- In their Q2 2018 United States Gypsum (USG) + U.S. Chamber of Commerce Commercial Construction Index (CCI), the two organizations said that 9 out of 10 contractors are concerned about the ongoing labor shortage, marking the fourth consecutive quarter that construction companies have expressed apprehension about being able to find enough qualified workers. In addition, 47% of contractors surveyed for the report expected their ability to find adequate labor to diminish during the next six months.
- Despite labor challenges, contractor confidence is high, with 96% reporting that they expect the demand for commercial construction services to increase in the next 12 months. The Q2 2018 review also revealed that the current contractor backlog is 9.3 months — 73% of optimal levels but still strong with room to grow — and that there has been a 12% year-over-year increase to 52% of contractors who expect their revenue to increase in the next 12 months.
- Contractor concern about steel prices jumped significantly to 63% in the second quarter, up 33% from a year ago, with more than 85% of those surveyed expecting U.S. steel tariffs to have some impact on their businesses.
When President Donald Trump first imposed the 25% tariff on foreign steel and a 10% tariff on aluminum, some construction companies reported that the price of steel, vital to many commercial construction projects, had increased by 10%. However, there was not a sense of panic as Canada, the biggest exporter of steel to the U.S., received an exemption from the duty, as did other American allies. Even so, some small manufacturers that rely on steel from abroad said they had lost business to competitors in other countries where there was no such tariff.
Last week, however, the administration turned the U.S. steel import and export market on its head when he revoked exemptions for Canada, Mexico and the European Union. Canada responded immediately and said it would institute a dollar-for-dollar steel tariff as a retaliatory measure and would place additional fees on other American goods.

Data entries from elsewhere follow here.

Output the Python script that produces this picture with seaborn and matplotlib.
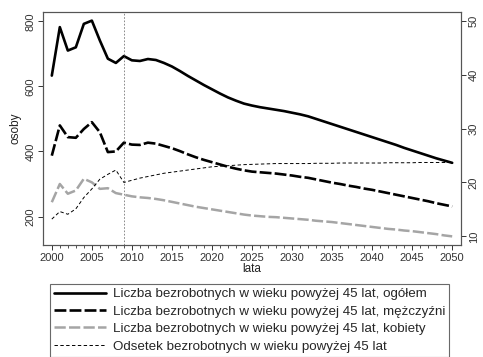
import numpy as np
import pandas as pd
import matplotlib
matplotlib.use("Agg")
import matplotlib.pyplot as plt
import seaborn as sns

# dane
lata = list(range(2000, 2051))

ogolem = [633, 782, 710, 720, 792, 802, 741, 685, 672, 693,
          680, 678, 684, 681, 672, 661, 647, 632, 618, 604,
          591, 578, 566, 556, 547, 541, 536, 532, 528, 524,
          519, 514, 508, 500, 492, 484, 476, 468, 460, 452,
          444, 436, 428, 420, 411, 403, 395, 387, 379, 372,
          365]

mezczyzni = [387, 480, 444, 442, 469, 490, 459, 398, 400, 427,
             421, 420, 427, 424, 417, 410, 401, 391, 382, 374,
             367, 360, 353, 347, 342, 338, 336, 334, 332, 329,
             326, 322, 319, 314, 309, 304, 300, 295, 291, 286,
             282, 277, 272, 267, 262, 257, 252, 247, 241, 236,
             231]

kobiety = [244, 300, 270, 280, 316, 305, 285, 287, 272, 267,
           262, 259, 257, 254, 250, 245, 240, 235, 230, 226,
           222, 218, 214, 210, 206, 203, 201, 199, 198, 196,
           194, 192, 190, 187, 185, 183, 180, 177, 174, 171,
           168, 165, 162, 160, 157, 155, 152, 149, 146, 142,
           139]

odsetek = [13.2, 14.6, 14.1, 15.1, 17.2, 18.8, 20.6, 21.5, 22.3, 20.0,
           20.4, 20.8, 21.1, 21.4, 21.7, 21.9, 22.1, 22.3, 22.5, 22.7,
           22.9, 23.0, 23.1, 23.2, 23.3, 23.35, 23.4, 23.45, 23.5, 23.5,
           23.5, 23.5, 23.5, 23.55, 23.55, 23.55, 23.6, 23.6, 23.6, 23.6,
           23.6, 23.6, 23.65, 23.65, 23.65, 23.65, 23.7, 23.7, 23.7, 23.7,
           23.7]

etykiety = [
    "Liczba bezrobotnych w wieku powyżej 45 lat, ogółem",
    "Liczba bezrobotnych w wieku powyżej 45 lat, mężczyźni",
    "Liczba bezrobotnych w wieku powyżej 45 lat, kobiety",
    "Odsetek bezrobotnych w wieku powyżej 45 lat",
]

rok_graniczny = 2009

sns.set_theme(style="ticks")
plt.rcParams['font.family'] = ['Liberation Sans', 'DejaVu Sans']

df = pd.DataFrame({'lata': lata, 'ogolem': ogolem, 'mezczyzni': mezczyzni,
                   'kobiety': kobiety, 'odsetek': odsetek})

fig = plt.figure(figsize=(4.83, 3.57), dpi=100)
ax = fig.add_axes([43 / 483, 1 - 245 / 357, (461 - 43) / 483, (245 - 12) / 357])
ax2 = ax.twinx()

sns.lineplot(data=df, x='lata', y='ogolem', ax=ax, color='black', lw=1.9)
sns.lineplot(data=df, x='lata', y='mezczyzni', ax=ax, color='black', lw=1.9,
             linestyle=(0, (4.5, 1.2)))
sns.lineplot(data=df, x='lata', y='kobiety', ax=ax, color='#a5a5a5', lw=1.8,
             linestyle=(0, (4.5, 1.3)))
sns.lineplot(data=df, x='lata', y='odsetek', ax=ax2, color='black', lw=0.7,
             linestyle=(0, (3.5, 2.5)))

ax.axvline(rok_graniczny, color='#777777', lw=0.6, linestyle=(0, (2, 2)))

ax.set_xlim(1998.9, 2051.1)
ax.set_ylim(112.5, 828.5)
ax2.set_ylim(8.4, 51.6)

ax.set_xticks(range(2000, 2051, 5))
ax.set_xticks(range(2000, 2051), minor=True)
ax.set_yticks([200, 400, 600, 800])
ax2.set_yticks([10, 20, 30, 40, 50])

ax.set_xlabel('lata', fontsize=8.5, labelpad=0, color='#222222')
ax.set_ylabel('osoby', fontsize=8.5, labelpad=3, color='#222222')
ax2.set_ylabel('')

ax.tick_params(axis='both', which='major', labelsize=8, length=3.5, width=0.7,
               colors='#333333', pad=2)
ax.tick_params(axis='x', which='minor', length=2, width=0.6, colors='#333333')
ax.tick_params(axis='y', which='minor', length=0)
ax2.tick_params(axis='y', labelsize=8, length=3.5, width=0.7, colors='#333333', pad=2)
for lab in ax.get_yticklabels():
    lab.set_rotation(90)
    lab.set_va('center')
for lab in ax2.get_yticklabels():
    lab.set_rotation(90)
    lab.set_va('center')

for a in (ax, ax2):
    for sp in a.spines.values():
        sp.set_color('#555555')
        sp.set_linewidth(0.8)

uchwyty = ax.get_lines()[:3] + ax2.get_lines()[:1]
leg = fig.legend(uchwyty, etykiety, loc='upper left',
                 bbox_to_anchor=(50 / 483, 1 - 284 / 357),
                 fontsize=9.6, frameon=True, fancybox=False,
                 handlelength=3.9, handletextpad=0.5, labelspacing=0.38,
                 borderpad=0.3, borderaxespad=0)
leg.get_frame().set_edgecolor('#444444')
leg.get_frame().set_linewidth(0.8)

fig.savefig('out.png', dpi=100)
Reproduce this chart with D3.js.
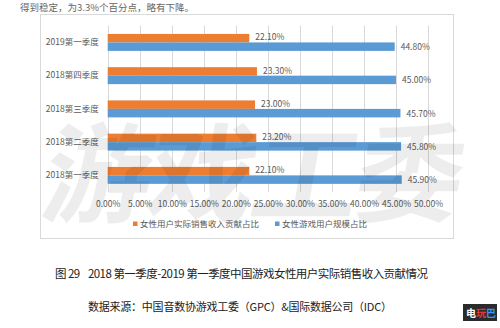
<!DOCTYPE html>
<html><head><meta charset="utf-8">
<script src="https://cdn.jsdelivr.net/npm/d3@7"></script>
<style>
html,body{margin:0;padding:0;background:#fff;}
svg{display:block;font-family:"Noto Sans CJK SC","Noto Sans",sans-serif;}
</style></head>
<body><svg id="c" width="500" height="328"></svg>
<script>
const categories = ["2019第一季度","2018第四季度","2018第三季度","2018第二季度","2018第一季度"];
const revenueShare = [22.1, 23.3, 23.0, 23.2, 22.1];   // 女性用户实际销售收入贡献占比
const userShare = [44.8, 45.0, 45.7, 45.8, 45.9];      // 女性游戏用户规模占比
const seriesNames = ["女性用户实际销售收入贡献占比","女性游戏用户规模占比"];
const xTicks = [0,5,10,15,20,25,30,35,40,45,50];

const orange = "#ED7D31", blue = "#5B9BD5", textCol = "#595959", grid = "#d9d9d9";
const svg = d3.select("#c");

// partial text line at top
svg.append("text").attr("x",20).attr("y",10.5).attr("font-size",9.5).attr("fill","#666")
  .text("得到稳定，为3.3%个百分点，略有下降。");

// frame
svg.append("rect").attr("x",40.5).attr("y",14.5).attr("width",413).attr("height",224)
  .attr("fill","#fff").attr("stroke",grid);

const x = d3.scaleLinear().domain([0,50]).range([107.7,428]);
const y = d3.scaleBand().domain(categories).range([25.8,192]).paddingInner(0.49).paddingOuter(0.245);
const sub = d3.scaleBand().domain([0,1]).range([0,y.bandwidth()]);

// gridlines
svg.append("g").selectAll("line").data(xTicks).join("line")
  .attr("x1",d=>Math.round(x(d))+0.5).attr("x2",d=>Math.round(x(d))+0.5)
  .attr("y1",25.8).attr("y2",192).attr("stroke",grid).attr("stroke-width",1);

// tick labels via axis
const ax = svg.append("g").attr("transform","translate(0,192)")
  .call(d3.axisBottom(x).tickValues(xTicks).tickSize(0).tickPadding(9).tickFormat(d=>d.toFixed(2)+"%"));
ax.select(".domain").remove();
ax.selectAll("text").attr("font-size",8.5).attr("fill",textCol).attr("font-family","'Noto Sans CJK SC',sans-serif");

// category labels
const ay = svg.append("g").attr("transform","translate(107.7,0)")
  .call(d3.axisLeft(y).tickSize(0).tickPadding(9));
ay.select(".domain").remove();
ay.selectAll("text").attr("font-size",8.5).attr("fill",textCol).attr("font-family","'Noto Sans CJK SC',sans-serif");

const rows = categories.map((c,i)=>({c, vals:[revenueShare[i], userShare[i]]}));
const g = svg.append("g");
rows.forEach(r=>{
  r.vals.forEach((v,j)=>{
    g.append("rect").attr("x",x(0)).attr("y",y(r.c)+sub(j))
      .attr("width",x(v)-x(0)).attr("height",sub.bandwidth())
      .attr("fill", j===0?orange:blue);
    g.append("text").attr("x",x(v)+6).attr("y",y(r.c)+sub(j)+sub.bandwidth()/2+(j===0?2.2:3.5))
      .attr("font-size",8.5).attr("fill",textCol).text(v.toFixed(2)+"%");
  });
});

// legend
const leg = [{n:seriesNames[0],c:orange,x:133},{n:seriesNames[1],c:blue,x:275}];
leg.forEach(l=>{
  svg.append("rect").attr("x",l.x).attr("y",221.5).attr("width",4.5).attr("height",4.5).attr("fill",l.c);
  svg.append("text").attr("x",l.x+7).attr("y",227).attr("font-size",8.5).attr("fill",textCol).text(l.n);
});

// watermark
svg.append("text").attr("x",40).attr("y",214)
  .attr("font-size",108).attr("font-weight",700).attr("fill","rgba(0,0,0,0.07)")
  .attr("textLength",420).attr("lengthAdjust","spacing")
  .attr("transform","skewX(-10) translate(36,0)")
  .text("游戏工委");

// captions
svg.append("text").attr("x",55).attr("y",278).attr("font-size",11.5).attr("fill","#222")
  .style("white-space","pre").attr("xml:space","preserve")
  .attr("textLength",373).text("图 29    2018 第一季度-2019 第一季度中国游戏女性用户实际销售收入贡献情况");
svg.append("text").attr("x",88).attr("y",311).attr("font-size",11).attr("fill","#222")
  .attr("textLength",304).text("数据来源：中国音数协游戏工委（GPC）&国际数据公司（IDC）");

// logo
svg.append("rect").attr("x",463).attr("y",304).attr("width",34).attr("height",17).attr("fill","#2b2b2b");
const logo = svg.append("text").attr("x",466).attr("y",317).attr("font-size",10).attr("font-weight",700);
[["电","#fff"],["玩","#e33"],["巴","#39f"]].forEach(([t,c])=>logo.append("tspan").attr("fill",c).text(t));
</script></body></html>
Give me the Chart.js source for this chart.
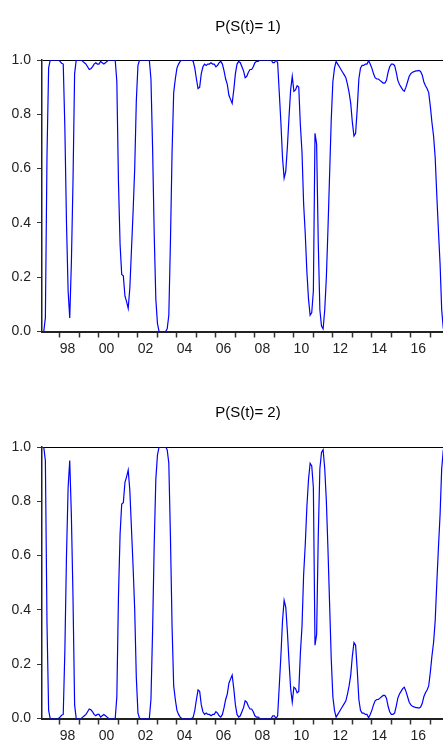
<!DOCTYPE html>
<html>
<head>
<meta charset="utf-8">
<script src="https://cdn.jsdelivr.net/npm/chart.js@4.4.1/dist/chart.umd.min.js"></script>
<style>
  html, body { margin: 0; padding: 0; background: #fff; overflow: hidden; width: 443px; height: 741px; }
  .panel { position: absolute; left: 0; width: 454px; height: 372px; }
  .panel canvas { position: absolute; left: 0; top: 0; }
  .title {
    position: absolute; left: 42px; width: 412px; text-align: center;
    font: 15px "Liberation Sans", Arial, sans-serif; color: #000; z-index: 2;
  }
</style>
</head>
<body>
<div class="panel" style="top:0">
  <div class="title" style="top:17px">P(S(t)= 1)</div>
  <canvas id="chart-s1" width="454" height="372"></canvas>
</div>
<div class="panel" style="top:387px">
  <div class="title" style="top:16px">P(S(t)= 2)</div>
  <canvas id="chart-s2" width="454" height="372"></canvas>
</div>
<script>
'use strict';

// ── Data (monthly, 1997M02 – 2017M09) ─────────────────
const START_YEAR = 1997 + 1 / 12;   // 1997M02
const YEARS      = [1998, 1999, 2000, 2001, 2002, 2003, 2004, 2005, 2006, 2007,
                    2008, 2009, 2010, 2011, 2012, 2013, 2014, 2015, 2016, 2017];
const Y_TICKS    = [0, 0.2, 0.4, 0.6, 0.8, 1.0];

// P(S(t)= 1), one row per year
const PROB_S1 = [
  0.0, 0.0, 0.05, 0.65, 0.97, 1.0, 1.0, 1.0, 1.0, 1.0, 1.0,                      // 97
  0.995, 0.988, 0.985, 0.75, 0.4, 0.15, 0.05, 0.25, 0.55, 0.95, 1.0, 1.0,        // 98
  1.0, 1.0, 0.995, 0.99, 0.985, 0.975, 0.965, 0.968, 0.975, 0.985, 0.99, 0.985,  // 99
  0.985, 0.995, 0.99, 0.985, 0.99, 0.995, 1.0, 1.0, 1.0, 1.0, 1.0, 0.92,         // 00
  0.55, 0.32, 0.21, 0.205, 0.13, 0.11, 0.085, 0.16, 0.3, 0.44, 0.6, 0.85,        // 01
  0.98, 1.0, 1.0, 1.0, 1.0, 1.0, 1.0, 1.0, 0.93, 0.68, 0.36, 0.12,               // 02
  0.03, 0.0, 0.0, 0.0, 0.0, 0.0, 0.01, 0.06, 0.33, 0.66, 0.88, 0.93,             // 03
  0.97, 0.985, 0.995, 1.0, 1.0, 1.0, 1.0, 1.0, 1.0, 1.0, 0.995, 0.97,            // 04
  0.93, 0.895, 0.9, 0.95, 0.975, 0.985, 0.98, 0.985, 0.985, 0.99, 0.985, 0.985,  // 05
  0.975, 0.98, 0.99, 0.995, 0.985, 0.96, 0.93, 0.91, 0.87, 0.855, 0.84, 0.89,    // 06
  0.95, 0.985, 0.995, 0.99, 0.975, 0.96, 0.935, 0.94, 0.955, 0.965, 0.965, 0.975,// 07
  0.99, 0.995, 0.995, 1.0, 1.0, 1.0, 1.0, 1.0, 1.0, 1.0, 1.0, 0.99,              // 08
  0.99, 1.0, 0.99, 0.88, 0.77, 0.64, 0.565, 0.59, 0.68, 0.79, 0.89, 0.94,        // 09
  0.885, 0.89, 0.905, 0.9, 0.76, 0.66, 0.47, 0.36, 0.22, 0.12, 0.06, 0.07,       // 10
  0.15, 0.73, 0.69, 0.33, 0.08, 0.02, 0.01, 0.08, 0.2, 0.38, 0.58, 0.78,         // 11
  0.92, 0.97, 0.995, 0.985, 0.975, 0.965, 0.955, 0.945, 0.935, 0.91, 0.88, 0.84, // 12
  0.77, 0.72, 0.73, 0.82, 0.93, 0.97, 0.98, 0.98, 0.985, 0.985, 0.997, 0.985,    // 13
  0.97, 0.95, 0.935, 0.93, 0.93, 0.925, 0.92, 0.915, 0.915, 0.925, 0.955, 0.975, // 14
  0.985, 0.985, 0.98, 0.955, 0.925, 0.91, 0.9, 0.89, 0.885, 0.9, 0.92, 0.94,     // 15
  0.95, 0.955, 0.957, 0.96, 0.96, 0.962, 0.958, 0.945, 0.92, 0.905, 0.895, 0.88, // 16
  0.83, 0.77, 0.72, 0.64, 0.5, 0.37, 0.25, 0.08, 0.01,                           // 17
];

// P(S(t)= 2), one row per year
const PROB_S2 = [
  1.0, 1.0, 0.95, 0.35, 0.03, 0.0, 0.0, 0.0, 0.0, 0.0, 0.0,                      // 97
  0.005, 0.012, 0.015, 0.25, 0.6, 0.85, 0.95, 0.75, 0.45, 0.05, 0.0, 0.0,        // 98
  0.0, 0.0, 0.005, 0.01, 0.015, 0.025, 0.035, 0.032, 0.025, 0.015, 0.01, 0.015,  // 99
  0.015, 0.005, 0.01, 0.015, 0.01, 0.005, 0.0, 0.0, 0.0, 0.0, 0.0, 0.08,         // 00
  0.45, 0.68, 0.79, 0.795, 0.87, 0.89, 0.915, 0.84, 0.7, 0.56, 0.4, 0.15,        // 01
  0.02, 0.0, 0.0, 0.0, 0.0, 0.0, 0.0, 0.0, 0.07, 0.32, 0.64, 0.88,               // 02
  0.97, 1.0, 1.0, 1.0, 1.0, 1.0, 0.99, 0.94, 0.67, 0.34, 0.12, 0.07,             // 03
  0.03, 0.015, 0.005, 0.0, 0.0, 0.0, 0.0, 0.0, 0.0, 0.0, 0.005, 0.03,            // 04
  0.07, 0.105, 0.1, 0.05, 0.025, 0.015, 0.02, 0.015, 0.015, 0.01, 0.015, 0.015,  // 05
  0.025, 0.02, 0.01, 0.005, 0.015, 0.04, 0.07, 0.09, 0.13, 0.145, 0.16, 0.11,    // 06
  0.05, 0.015, 0.005, 0.01, 0.025, 0.04, 0.065, 0.06, 0.045, 0.035, 0.035, 0.025,// 07
  0.01, 0.005, 0.005, 0.0, 0.0, 0.0, 0.0, 0.0, 0.0, 0.0, 0.0, 0.01,              // 08
  0.01, 0.0, 0.01, 0.12, 0.23, 0.36, 0.435, 0.41, 0.32, 0.21, 0.11, 0.06,        // 09
  0.115, 0.11, 0.095, 0.1, 0.24, 0.34, 0.53, 0.64, 0.78, 0.88, 0.94, 0.93,       // 10
  0.85, 0.27, 0.31, 0.67, 0.92, 0.98, 0.99, 0.92, 0.8, 0.62, 0.42, 0.22,         // 11
  0.08, 0.03, 0.005, 0.015, 0.025, 0.035, 0.045, 0.055, 0.065, 0.09, 0.12, 0.16, // 12
  0.23, 0.28, 0.27, 0.18, 0.07, 0.03, 0.02, 0.02, 0.015, 0.015, 0.003, 0.015,    // 13
  0.03, 0.05, 0.065, 0.07, 0.07, 0.075, 0.08, 0.085, 0.085, 0.075, 0.045, 0.025, // 14
  0.015, 0.015, 0.02, 0.045, 0.075, 0.09, 0.1, 0.11, 0.115, 0.1, 0.08, 0.06,     // 15
  0.05, 0.045, 0.043, 0.04, 0.04, 0.038, 0.042, 0.055, 0.08, 0.095, 0.105, 0.12, // 16
  0.17, 0.23, 0.28, 0.36, 0.5, 0.63, 0.75, 0.92, 0.99,                           // 17
];

// ── Axis range (plot runs a little past the window on the right) ──
const X_MIN = 1997.077;
const X_MAX = 2018.215;

const FONT = { family: '"Liberation Sans", Arial, sans-serif', size: 14 };

function buildPanel(canvasId, values) {
  const points = values.map((v, i) => ({ x: START_YEAR + i / 12, y: v }));

  return new Chart(document.getElementById(canvasId), {
    type: 'line',
    data: {
      datasets: [{
        data: points,
        borderColor: '#0000ff',
        borderWidth: 1.2,
        pointRadius: 0,
        tension: 0,
        fill: false,
      }],
    },
    options: {
      responsive: false,
      animation: false,
      devicePixelRatio: 1,
      layout: { padding: { top: 60, right: 0, bottom: 0, left: 0 } },
      plugins: {
        legend:  { display: false },
        tooltip: { enabled: false },
      },
      scales: {
        x: {
          type: 'linear',
          min: X_MIN,
          max: X_MAX,
          afterBuildTicks: (s) => { s.ticks = YEARS.map(v => ({ value: v })); },
          afterFit: (s) => { s.height = 40.5; },
          grid:   { drawOnChartArea: false, tickLength: 6, tickColor: '#333', tickWidth: 1.5 },
          border: { color: '#222', width: 2 },
          ticks: {
            autoSkip: false,
            maxRotation: 0,
            labelOffset: 7.5,
            padding: 3,
            color: '#222',
            font: FONT,
            callback: (v) => v % 2 === 0 ? String(v).slice(2) : '',
          },
        },
        y: {
          min: 0,
          max: 1,
          afterBuildTicks: (s) => { s.ticks = Y_TICKS.map(v => ({ value: v })); },
          afterFit: (s) => { s.width = 42; },
          grid: {
            color: (c) => c.tick && c.tick.value === 1 ? '#000' : 'rgba(0,0,0,0)',
            tickColor: '#333',
            tickLength: 5,
            lineWidth: 1,
          },
          border: { color: '#222', width: 1.5 },
          ticks: {
            padding: 6,
            color: '#222',
            font: FONT,
            callback: (v) => v.toFixed(1),
          },
        },
      },
    },
  });
}

buildPanel('chart-s1', PROB_S1);
buildPanel('chart-s2', PROB_S2);
</script>
</body>
</html>
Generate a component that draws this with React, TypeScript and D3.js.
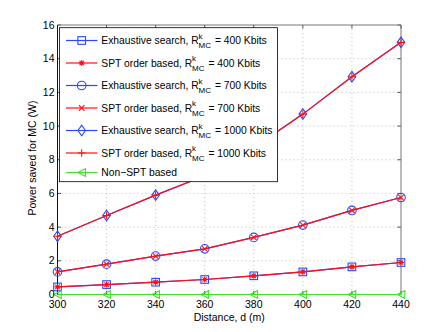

Mexico and the EU followed suit with similar statements.
Since the president's May 31 announcement, there have been efforts on the part of some lawmakers to limit the president's ability to impose tariffs by giving Congress oversight. A bill introduced by Sen. Bob Corker (R-Tenn) would require Congressional approval of any tariffs imposed for purposes of national security, which is the reason Trump has given for implementing steel and aluminum duties.